From overseas website Boxun News, translated by CDT:

Only a few months into the new year, and just after the Lantern Festival, petitioners from all over the country and provincial police officers have gathered en mass around Beijing’s South Station. Within a mile radius of the place, there’s the State Petition Office, the General Office of the State Council and the National People’s Congress. Petitioners and police officers from all over the country gathered here day in and day out, year after year are at loggerheads with one another. They’re engaged in a large-scale, intense game of chess, and it always happens at the same time, when the National People’s Congress (NPC) and the Chinese People’s Political Consultative Conference (CPPCC) are in session.
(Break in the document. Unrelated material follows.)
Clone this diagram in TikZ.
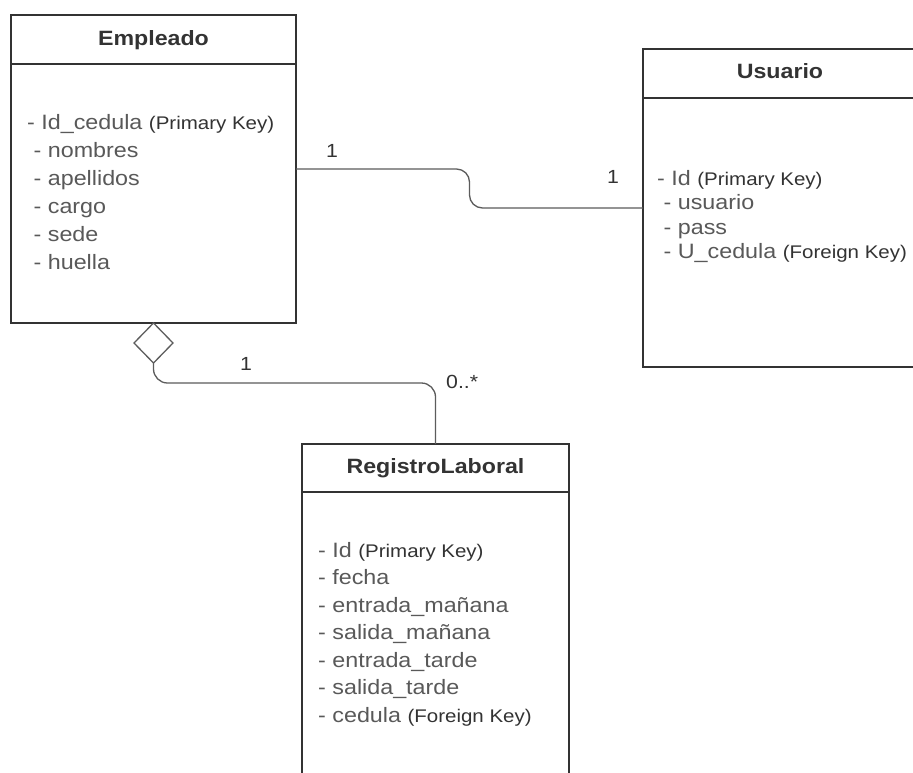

Since 2008 is the year of the Beijing Olympics, the crackdown on petitioners in terms of scope and severity surpasses anything we’ve seen yet. The crackdown is unprecedented and comprehensive – it reveals how complete government control over common people is. Take for example the reception center for the Supreme Court: Every morning, there are cars lined up bumper to bumper starting at Kaiyang bridge and extending west into the distance. Some of them are even double-parked. The following video was shot quickly in the afternoon. Compared to the morning, there are half as many cars, but it’s still impressive. It’s hard to know exactly how many cars there are all together. Whenever a space opens, a new police vehicle with out-of-town plates pulls in. From the ruins of torn houses near South Station it was possible to take pictures of a few of the different license plates: There were cars from Shandong, Jiangsu, Heilongjiang, Liaoning, Shanxi, etc.

Taoran Bridge was crowded with police speaking all different kinds of dialects breaking up petitioners who refused to be silenced. The scene was noisier even than Beijing’s dog market. The picture below is a shot taken in the afternoon; the morning wave of petitioners had already come and gone.

Meanwhile, Beijing police were gathering en mass around South Station creating an atmosphere designed to stifle petitioners. Since the NPC was in session that day, on all number 20 buses, which go from South Station to North Station via Tiananmen Sqaure, the windows were temporarily sealed shut with tape and police officers were onboard from the first stop to the last to prevent petitioners from distributing pamphlets. Bus number 20 was more strictly monitored than any of the other busses that by Tiananmen.

During the NPC and CPPCC meetings, there was said to be heightened security in order to prevent potential terrorist attacks, but it was really just to further suppress petitioners. Can an old cop on the bus guarding a window really help prevent terrorism? Clearly it was just a way of using police force to prevent petitioners from spreading pamphlets.